I'm pretty out of my depth when it comes to [*titlecasing`*] Data Structures and Editor design. But how can a rather more general tree structure like yours compete against buffer- or text-oriented data structures like ropes and such? Without finding free lunch somewhere, you'd seemingly have to make concessions on either speed or time.

[BEGIN: talking way beyond my ken] On the other hand, maybe you can make the case that, in aggregate, compute time and memory are saved by having this consolidated tree (rather than having each IDE feature make its own special-purpose tree-like structure). However, aggregate savings probably don't always help--I'm thinking raw editor latency (particularly in larger/more complex/more error-ridden contexts). Then maybe you're reduced to hacking around latency via stuff like optimistic updates, fudging transactions on your tree structure, or whatever.

I don't know the answers with that much more clarity than you. I'm proposing to change the cost structure completely and I'm making a lot of guesses about which costs and which savings will cancel each other out and to what degree. I don't think there actually is anyone out there who knows what the result of this experiment will be once it meets the mess of the real world. I do think I have a bit of free-lunch factor going for me though in all the layers of complexity that are just not present in my implementation. I certainly don't expect to have to do latency hacking with optimistic updates. I am a UI engineer originally so my approach is more like "make it feel fast" than "give it super-high throughput". In UI we know that something that produces some results incrementally feels much faster than something that can only produce all its results at the end, in part because you can start doing something with the results immediately. Wall clock time can be saved sometimes even at the expense of greater use of CPU time. To make use of that trick though you need to be able to describe the system when it's in a state of partial evaluation, and that's the trick we have up our sleeve generally. If we have a complex computation do to, say something to do with the type graph, then we would want to show you the state of the recomputations as they propagate outwards from your changes.
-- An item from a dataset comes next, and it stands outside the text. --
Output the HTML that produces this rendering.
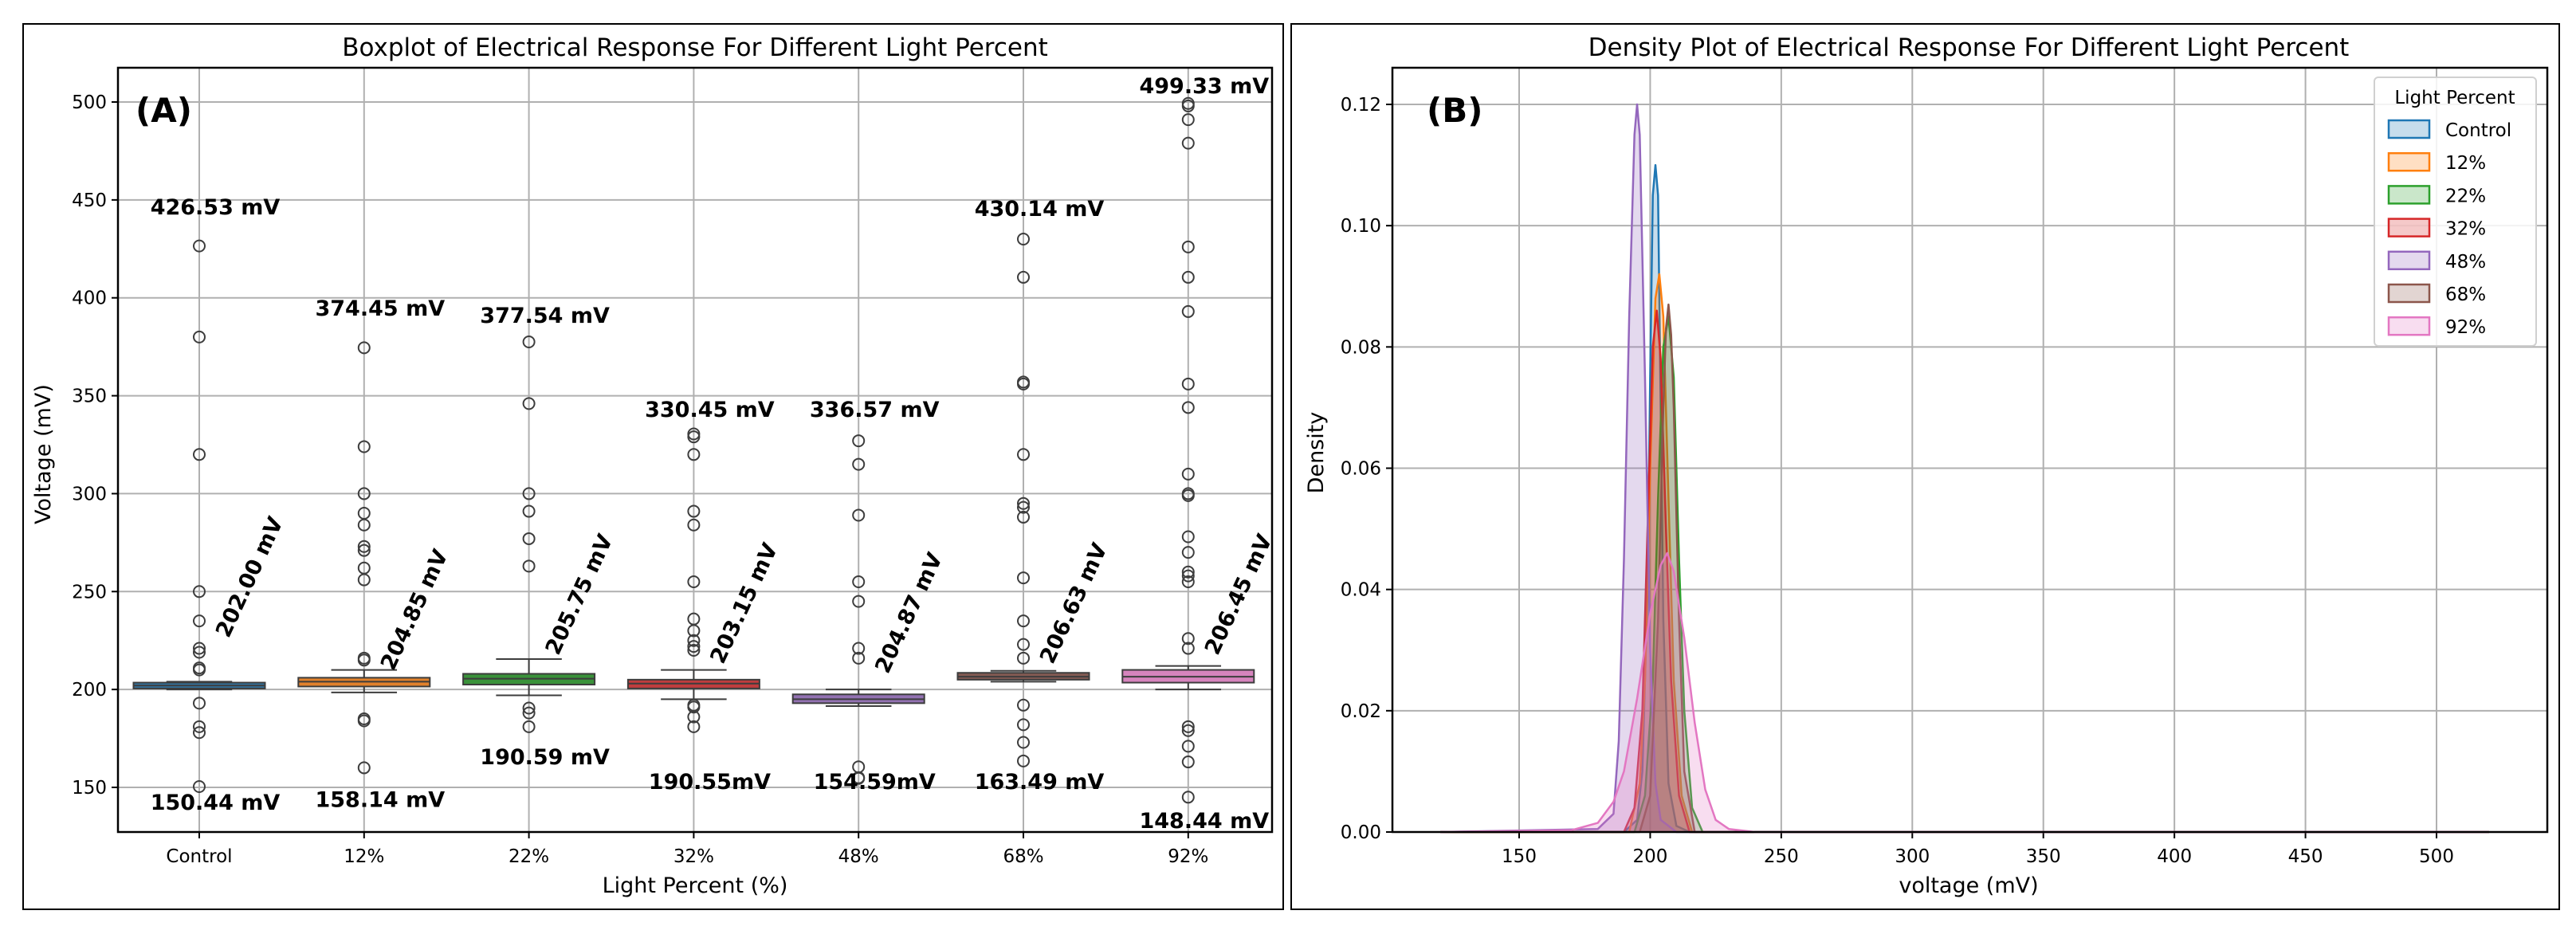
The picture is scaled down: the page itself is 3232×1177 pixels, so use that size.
<!DOCTYPE html>
<html><head><meta charset="utf-8">
<style>
html,body{margin:0;padding:0;background:#fff;}
svg{display:block;font-family:"DejaVu Sans","Liberation Sans",sans-serif;}
</style></head>
<body>
<svg id="root" width="3232" height="1177" viewBox="0 0 3232 1177" xmlns="http://www.w3.org/2000/svg">
<rect x="0" y="0" width="3232" height="1177" fill="#fff"/>
<rect x="29" y="30" width="1581" height="1111" fill="none" stroke="#000" stroke-width="2"/>
<rect x="1620" y="30" width="1591" height="1111" fill="none" stroke="#000" stroke-width="2"/>
<g id="pa"></g>
<g id="pb"></g>
</svg>
<script>
// ---- Boxplot data ----
const categories = ["Control","12%","22%","32%","48%","68%","92%"];
const q1 = [200.5,201.5,202.5,200.5,193,205,203.5];
const medians = [202,204,205.5,203,195,206.5,206.5];
const q3 = [203.5,206,208,205,197.5,208.5,210];
const whiskLow = [200,198.5,197,195,191.5,204,200];
const whiskHigh = [204,210,215.5,210,200,209.5,212];
const outliers = [
 [426.5,380,320,250,235,221,219,211,210,193,181,178,150.4],
 [374.5,324,300,290,284,273,271,262,256,216,215,185,184,160],
 [377.5,346,300,291,277,263,190.5,188,181],
 [330.5,329,320,291,284,255,236,230,225,222,220,192,191,186,181],
 [327,315,289,255,245,221,216,160.5,155,154.6],
 [430,410.5,357,356,320,295,293,288,257,235,223,216,192,182,173,163.5],
 [499.3,498,491,479,426,410.5,393,356,344,310,300,299,278,270,260,258,255,226,221,181,179,171,163,145]
];
const maxLabels = ["426.53 mV","374.45 mV","377.54 mV","330.45 mV","336.57 mV","430.14 mV","499.33 mV"];
const minLabels = ["150.44 mV","158.14 mV","190.59 mV","190.55mV","154.59mV","163.49 mV","148.44 mV"];
const medLabels = ["202.00 mV","204.85 mV","205.75 mV","203.15 mV","204.87 mV","206.63 mV","206.45 mV"];
const maxLabelVals = [446.7,395,391.4,343.3,343.3,445.9,508.5];
const minLabelVals = [142.7,144,165.9,153.2,153.2,153.2,133.3];
const medLabelVals = [257.4,240.7,248.5,244,239.1,244,248.5];
const yTicksA = [150,200,250,300,350,400,450,500];
const boxColors = ["#3274a1","#e1812c","#3a923a","#c03d3e","#9372b2","#845b53","#d684bd"];

// ---- Density data ----
const densSeries = ["Control","12%","22%","32%","48%","68%","92%"];
const densX = [
 [120,190,195,197,199,200,201,202,203,204,205,207,210,215,520],
 [120,192,196,198,200,202,203.5,205,207,209,212,216,520],
 [120,194,198,201,203,205,207,209,211,213,216,220,520],
 [120,190,194,197,199,201,202.5,204,206,208,211,215,520],
 [120,180,186,188,190,192,194,195,196,198,200,202,204,210,520],
 [120,196,200,203,205,206,207,208,209,211,213,217,520],
 [120,170,180,186,190,195,200,204,206.5,209,213,217,221,225,230,240,520]
];
const densY = [
 [0,0,0.002,0.01,0.04,0.075,0.105,0.110,0.105,0.07,0.035,0.008,0.001,0,0],
 [0,0,0.008,0.025,0.06,0.088,0.092,0.085,0.055,0.025,0.006,0,0],
 [0,0,0.006,0.025,0.055,0.08,0.085,0.075,0.045,0.02,0.004,0,0],
 [0,0,0.004,0.02,0.05,0.08,0.086,0.078,0.05,0.025,0.006,0,0],
 [0,0.0005,0.003,0.015,0.045,0.085,0.115,0.120,0.115,0.075,0.03,0.008,0.002,0,0],
 [0,0,0.006,0.035,0.07,0.083,0.087,0.082,0.07,0.035,0.01,0,0],
 [0,0.0003,0.0015,0.005,0.01,0.022,0.036,0.044,0.046,0.043,0.032,0.018,0.007,0.002,0.0005,0,0]
];
const densColors = ["#1f77b4","#ff7f0e","#2ca02c","#d62728","#9467bd","#8c564b","#e377c2"];
const xTicksB = [150,200,250,300,350,400,450,500];
const yTicksB = [0,0.02,0.04,0.06,0.08,0.10,0.12];

const NS="http://www.w3.org/2000/svg";
function mk(parent,tag,attrs,text){const e=document.createElementNS(NS,tag);for(const k in attrs)e.setAttribute(k,attrs[k]);if(text!==undefined)e.textContent=text;parent.appendChild(e);return e;}

// ===== Panel A =====
const pa=document.getElementById('pa');
const A={l:148,r:1596,t:85,b:1044};
const yA=v=>128+(500-v)*(860/350);
const xA=i=>250+i*206.8;
const bw=165;
mk(pa,'rect',{x:A.l,y:A.t,width:A.r-A.l,height:A.b-A.t,fill:'#fff'});
yTicksA.forEach(v=>{
 const g=mk(pa,'line',{x1:A.l,x2:A.r,y1:yA(v),y2:yA(v),stroke:'#b0b0b0','stroke-width':2});
 
 
 mk(pa,'line',{x1:A.l-8,x2:A.l,y1:yA(v),y2:yA(v),stroke:'#000','stroke-width':2});
 const t=mk(pa,'text',{x:A.l-14,y:yA(v)+8,'text-anchor':'end','font-size':23},String(v));
 
 
});
categories.forEach((c,i)=>{
 const x=xA(i);
 const gl=mk(pa,'line',{x1:x,x2:x,y1:A.t,y2:A.b,stroke:'#b0b0b0','stroke-width':2});
 
 
 mk(pa,'line',{x1:x,x2:x,y1:A.b,y2:A.b+8,stroke:'#000','stroke-width':2});
 const t=mk(pa,'text',{x:x,y:A.b+38,'text-anchor':'middle','font-size':23},c);
 
 
});
categories.forEach((c,i)=>{
 const x=xA(i);
 const g=mk(pa,'g',{});
 
 
 mk(g,'line',{x1:x,x2:x,y1:yA(whiskHigh[i]),y2:yA(q3[i]),stroke:'#3d3d3d','stroke-width':2});
 mk(g,'line',{x1:x,x2:x,y1:yA(q1[i]),y2:yA(whiskLow[i]),stroke:'#3d3d3d','stroke-width':2});
 mk(g,'line',{x1:x-bw/4,x2:x+bw/4,y1:yA(whiskHigh[i]),y2:yA(whiskHigh[i]),stroke:'#3d3d3d','stroke-width':2});
 mk(g,'line',{x1:x-bw/4,x2:x+bw/4,y1:yA(whiskLow[i]),y2:yA(whiskLow[i]),stroke:'#3d3d3d','stroke-width':2});
 mk(g,'rect',{x:x-bw/2,y:yA(q3[i]),width:bw,height:Math.max(2,yA(q1[i])-yA(q3[i])),fill:boxColors[i],stroke:'#3d3d3d','stroke-width':2});
 mk(g,'line',{x1:x-bw/2,x2:x+bw/2,y1:yA(medians[i]),y2:yA(medians[i]),stroke:'#3d3d3d','stroke-width':2});
 outliers[i].forEach(v=>{
  const o=mk(g,'circle',{cx:x,cy:yA(v),r:7,fill:'none',stroke:'#3d3d3d','stroke-width':2});
  
  
 });
 const t1=mk(pa,'text',{x:x+20,y:yA(maxLabelVals[i])+10,'text-anchor':'middle','font-size':27,'font-weight':'bold'},maxLabels[i]);
 
 
 const t2=mk(pa,'text',{x:x+20,y:yA(minLabelVals[i])+10,'text-anchor':'middle','font-size':27,'font-weight':'bold'},minLabels[i]);
 
 
 const mx=x+63, my=yA(medLabelVals[i]);
 const t3=mk(pa,'text',{x:mx,y:my+9,'text-anchor':'middle','font-size':27,'font-weight':'bold',transform:`rotate(-65 ${mx} ${my})`},medLabels[i]);
 
 
});
mk(pa,'rect',{x:A.l,y:A.t,width:A.r-A.l,height:A.b-A.t,fill:'none',stroke:'#000','stroke-width':2.5});
let tt=mk(pa,'text',{x:872,y:70,'text-anchor':'middle','font-size':31},'Boxplot of Electrical Response For Different Light Percent');

tt=mk(pa,'text',{x:170,y:153,'font-size':42,'font-weight':'bold'},'(A)');

tt=mk(pa,'text',{x:872,y:1120,'text-anchor':'middle','font-size':27},'Light Percent (%)');

tt=mk(pa,'text',{x:63,y:570,'text-anchor':'middle','font-size':27,transform:'rotate(-90 63 570)'},'Voltage (mV)');


// ===== Panel B =====
const pb=document.getElementById('pb');
const B={l:1747,r:3196,t:85,b:1044};
const xB=v=>1906+(v-150)*(1151/350);
const yB=v=>1044-v*(913/0.12);
yTicksB.forEach(v=>{
 const g=mk(pb,'line',{x1:B.l,x2:B.r,y1:yB(v),y2:yB(v),stroke:'#b0b0b0','stroke-width':2});
 
 
 mk(pb,'line',{x1:B.l-8,x2:B.l,y1:yB(v),y2:yB(v),stroke:'#000','stroke-width':2});
 const t=mk(pb,'text',{x:B.l-14,y:yB(v)+8,'text-anchor':'end','font-size':23},v.toFixed(2));
 
 
});
xTicksB.forEach(v=>{
 const g=mk(pb,'line',{x1:xB(v),x2:xB(v),y1:B.t,y2:B.b,stroke:'#b0b0b0','stroke-width':2});
 
 
 mk(pb,'line',{x1:xB(v),x2:xB(v),y1:B.b,y2:B.b+8,stroke:'#000','stroke-width':2});
 const t=mk(pb,'text',{x:xB(v),y:B.b+38,'text-anchor':'middle','font-size':23},String(v));
 
 
});
densSeries.forEach((s,i)=>{
 let d='';
 densX[i].forEach((xv,j)=>{d+=(j?'L':'M')+xB(xv).toFixed(1)+' '+yB(densY[i][j]).toFixed(1)+' ';});
 const area=d+'L'+xB(densX[i][densX[i].length-1]).toFixed(1)+' '+yB(0)+' L'+xB(densX[i][0]).toFixed(1)+' '+yB(0)+' Z';
 const f=mk(pb,'path',{d:area,fill:densColors[i],'fill-opacity':0.25,stroke:'none'});
 
 
 const l=mk(pb,'path',{d:d,fill:'none',stroke:densColors[i],'stroke-width':2.5,'stroke-linejoin':'round'});
 
 
});
mk(pb,'rect',{x:B.l,y:B.t,width:B.r-B.l,height:B.b-B.t,fill:'none',stroke:'#000','stroke-width':2.5});
tt=mk(pb,'text',{x:2470,y:70,'text-anchor':'middle','font-size':31},'Density Plot of Electrical Response For Different Light Percent');

tt=mk(pb,'text',{x:1790,y:153,'font-size':42,'font-weight':'bold'},'(B)');

tt=mk(pb,'text',{x:2470,y:1120,'text-anchor':'middle','font-size':27},'voltage (mV)');

tt=mk(pb,'text',{x:1660,y:568,'text-anchor':'middle','font-size':27,transform:'rotate(-90 1660 568)'},'Density');

// legend
const lg=mk(pb,'g',{});


mk(lg,'rect',{x:2979,y:97,width:203,height:337,rx:5,fill:'#fff','fill-opacity':0.85,stroke:'#d0d0d0','stroke-width':2});
mk(lg,'text',{x:3080,y:130,'text-anchor':'middle','font-size':23},'Light Percent');
densSeries.forEach((s,i)=>{
 const y=162+i*41.2;
 const e=mk(lg,'g',{});
 
 
 mk(e,'rect',{x:2997,y:y-11,width:51,height:22,fill:densColors[i],'fill-opacity':0.25,stroke:densColors[i],'stroke-width':2.5});
 mk(e,'text',{x:3068,y:y+9,'font-size':23},s);
});
</script>
</body></html>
  • > you need to be able to describe the system when it's in a state of partial evaluation, and that's the trick we have up our sleeve generally

    Yeah, this is the sort of thing I was trying to gesture at when I mentioned "fudging transactions." But if you don't actually have to fudge stuff and can do proper partial evaluation, that's super cool! Presumably it's not too hard to build synchronization on top once you've got that nice foundation.

    It's super that you're a UI person who wants things to feel fast! Imo that gives you a big advantage in terms of design sensibility compared to someone who's more deeply a data structures person. Best of luck!